— Start of INFORMATION SUPPLIED —
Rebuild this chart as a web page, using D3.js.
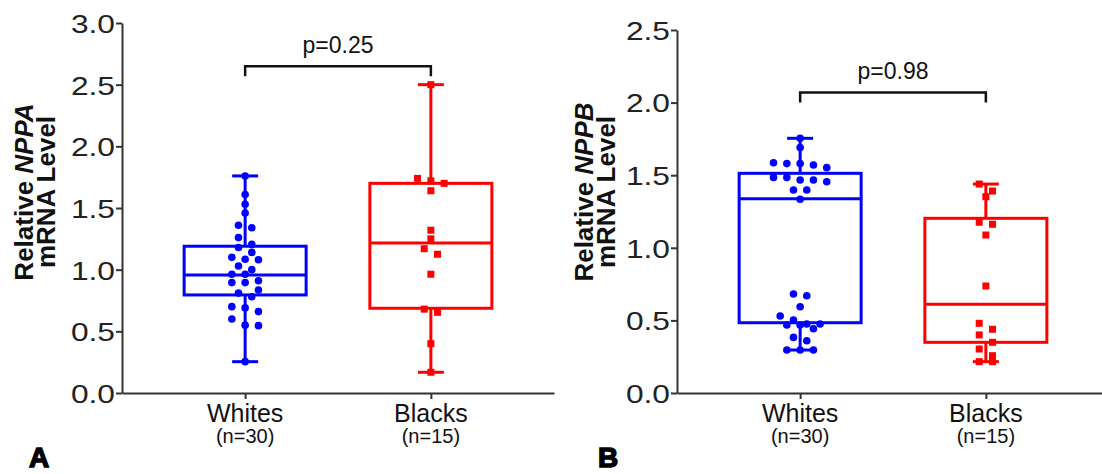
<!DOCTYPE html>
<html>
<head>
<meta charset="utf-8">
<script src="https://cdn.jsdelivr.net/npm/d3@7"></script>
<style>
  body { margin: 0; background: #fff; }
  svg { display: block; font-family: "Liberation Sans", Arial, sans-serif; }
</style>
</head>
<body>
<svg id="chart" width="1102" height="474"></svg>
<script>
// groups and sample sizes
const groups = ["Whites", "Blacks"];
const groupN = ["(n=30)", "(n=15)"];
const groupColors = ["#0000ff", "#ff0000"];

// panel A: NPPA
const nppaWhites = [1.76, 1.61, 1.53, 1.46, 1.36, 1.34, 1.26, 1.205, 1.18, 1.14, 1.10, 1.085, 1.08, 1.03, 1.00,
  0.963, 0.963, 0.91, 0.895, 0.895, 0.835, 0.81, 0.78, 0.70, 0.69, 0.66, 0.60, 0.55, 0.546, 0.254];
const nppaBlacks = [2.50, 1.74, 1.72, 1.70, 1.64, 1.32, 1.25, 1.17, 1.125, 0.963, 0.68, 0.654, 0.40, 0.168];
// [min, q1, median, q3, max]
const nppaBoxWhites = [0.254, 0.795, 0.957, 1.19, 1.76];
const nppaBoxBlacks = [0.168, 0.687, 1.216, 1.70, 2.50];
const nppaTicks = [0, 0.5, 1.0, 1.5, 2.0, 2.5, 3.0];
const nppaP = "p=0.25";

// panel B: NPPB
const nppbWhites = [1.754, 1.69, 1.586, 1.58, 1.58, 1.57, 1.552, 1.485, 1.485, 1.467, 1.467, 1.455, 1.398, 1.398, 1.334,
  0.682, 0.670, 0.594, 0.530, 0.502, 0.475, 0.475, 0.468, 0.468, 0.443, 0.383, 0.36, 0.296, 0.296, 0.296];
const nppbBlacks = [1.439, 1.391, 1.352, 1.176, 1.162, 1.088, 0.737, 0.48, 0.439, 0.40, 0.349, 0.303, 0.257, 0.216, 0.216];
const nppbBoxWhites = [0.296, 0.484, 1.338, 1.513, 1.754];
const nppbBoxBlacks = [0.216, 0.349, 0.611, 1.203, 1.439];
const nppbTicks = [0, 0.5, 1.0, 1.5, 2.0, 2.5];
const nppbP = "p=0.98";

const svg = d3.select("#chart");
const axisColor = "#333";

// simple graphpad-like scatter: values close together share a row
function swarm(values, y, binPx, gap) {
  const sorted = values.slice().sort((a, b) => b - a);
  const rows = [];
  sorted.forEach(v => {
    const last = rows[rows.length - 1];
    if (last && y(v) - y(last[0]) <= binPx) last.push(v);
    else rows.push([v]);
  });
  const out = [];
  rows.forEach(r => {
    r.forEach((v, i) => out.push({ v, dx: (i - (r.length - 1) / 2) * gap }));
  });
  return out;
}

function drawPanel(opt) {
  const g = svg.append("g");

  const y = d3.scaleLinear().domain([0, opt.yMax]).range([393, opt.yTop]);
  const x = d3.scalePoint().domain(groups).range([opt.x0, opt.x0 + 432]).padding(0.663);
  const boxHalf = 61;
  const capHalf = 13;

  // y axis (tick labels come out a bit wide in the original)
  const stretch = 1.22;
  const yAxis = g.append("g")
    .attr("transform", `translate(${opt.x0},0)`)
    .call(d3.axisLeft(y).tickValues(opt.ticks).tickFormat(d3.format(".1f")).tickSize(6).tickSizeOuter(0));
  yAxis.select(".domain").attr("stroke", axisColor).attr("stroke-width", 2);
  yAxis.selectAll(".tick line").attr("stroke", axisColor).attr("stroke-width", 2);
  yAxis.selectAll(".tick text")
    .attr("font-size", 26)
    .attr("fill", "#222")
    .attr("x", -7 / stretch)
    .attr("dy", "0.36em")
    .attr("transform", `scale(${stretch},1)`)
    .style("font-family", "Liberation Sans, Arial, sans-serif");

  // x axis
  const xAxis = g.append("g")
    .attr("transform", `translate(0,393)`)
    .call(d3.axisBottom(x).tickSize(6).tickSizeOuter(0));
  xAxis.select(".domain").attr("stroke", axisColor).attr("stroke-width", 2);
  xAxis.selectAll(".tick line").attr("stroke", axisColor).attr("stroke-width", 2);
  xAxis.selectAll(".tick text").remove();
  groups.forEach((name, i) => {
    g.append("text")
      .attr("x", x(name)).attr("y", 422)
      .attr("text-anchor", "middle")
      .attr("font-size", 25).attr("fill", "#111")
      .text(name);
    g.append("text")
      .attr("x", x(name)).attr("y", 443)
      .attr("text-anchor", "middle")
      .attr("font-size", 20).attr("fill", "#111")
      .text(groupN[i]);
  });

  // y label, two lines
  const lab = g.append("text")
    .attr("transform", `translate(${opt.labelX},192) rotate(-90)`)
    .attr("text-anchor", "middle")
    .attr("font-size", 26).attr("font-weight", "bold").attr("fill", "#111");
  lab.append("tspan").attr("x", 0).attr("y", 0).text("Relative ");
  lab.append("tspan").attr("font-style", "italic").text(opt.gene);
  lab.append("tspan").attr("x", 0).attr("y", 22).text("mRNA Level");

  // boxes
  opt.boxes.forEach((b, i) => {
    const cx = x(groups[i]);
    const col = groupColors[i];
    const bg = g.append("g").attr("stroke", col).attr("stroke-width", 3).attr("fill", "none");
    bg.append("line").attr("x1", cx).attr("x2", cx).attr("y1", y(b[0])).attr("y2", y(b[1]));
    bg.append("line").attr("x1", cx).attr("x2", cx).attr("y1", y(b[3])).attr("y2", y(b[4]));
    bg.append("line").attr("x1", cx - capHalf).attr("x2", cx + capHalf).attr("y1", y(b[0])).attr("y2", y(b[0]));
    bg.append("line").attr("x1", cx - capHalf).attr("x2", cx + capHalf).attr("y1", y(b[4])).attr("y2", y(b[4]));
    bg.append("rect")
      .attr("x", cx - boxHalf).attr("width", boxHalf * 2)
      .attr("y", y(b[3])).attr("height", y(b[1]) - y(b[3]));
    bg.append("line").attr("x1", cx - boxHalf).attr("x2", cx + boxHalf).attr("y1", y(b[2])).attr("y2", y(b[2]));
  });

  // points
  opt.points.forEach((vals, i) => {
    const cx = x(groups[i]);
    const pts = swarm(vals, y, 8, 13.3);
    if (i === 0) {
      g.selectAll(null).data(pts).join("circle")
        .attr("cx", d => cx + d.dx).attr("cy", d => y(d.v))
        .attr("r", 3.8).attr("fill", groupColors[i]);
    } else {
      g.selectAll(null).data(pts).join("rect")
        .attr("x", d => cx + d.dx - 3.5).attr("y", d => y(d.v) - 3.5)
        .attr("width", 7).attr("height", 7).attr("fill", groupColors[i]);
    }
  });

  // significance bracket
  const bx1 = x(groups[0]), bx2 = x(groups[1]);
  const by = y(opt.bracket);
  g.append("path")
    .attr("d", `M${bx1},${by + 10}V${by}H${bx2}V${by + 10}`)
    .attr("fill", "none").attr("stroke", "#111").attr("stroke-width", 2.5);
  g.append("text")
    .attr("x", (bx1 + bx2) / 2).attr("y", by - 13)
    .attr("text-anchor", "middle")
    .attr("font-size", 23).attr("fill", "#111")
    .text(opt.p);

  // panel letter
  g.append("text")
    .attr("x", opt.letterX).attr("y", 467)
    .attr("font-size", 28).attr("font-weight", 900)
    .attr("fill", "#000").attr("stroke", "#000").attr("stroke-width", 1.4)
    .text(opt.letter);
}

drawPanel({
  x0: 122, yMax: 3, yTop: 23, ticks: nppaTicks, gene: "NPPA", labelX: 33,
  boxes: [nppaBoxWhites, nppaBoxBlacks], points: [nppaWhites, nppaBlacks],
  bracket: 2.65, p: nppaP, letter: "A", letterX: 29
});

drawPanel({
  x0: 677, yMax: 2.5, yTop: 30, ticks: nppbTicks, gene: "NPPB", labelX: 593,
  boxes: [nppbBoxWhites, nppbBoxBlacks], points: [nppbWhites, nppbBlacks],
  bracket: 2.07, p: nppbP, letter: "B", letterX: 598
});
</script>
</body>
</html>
— End of INFORMATION SUPPLIED —
WHAT YOU NEED TO DO.
Extract all lines that hold the word "chart".

THE COMPLETED TASK.
Rebuild this chart as a web page, using D3.js.
<svg id="chart" width="1102" height="474"></svg>
const svg = d3.select("#chart");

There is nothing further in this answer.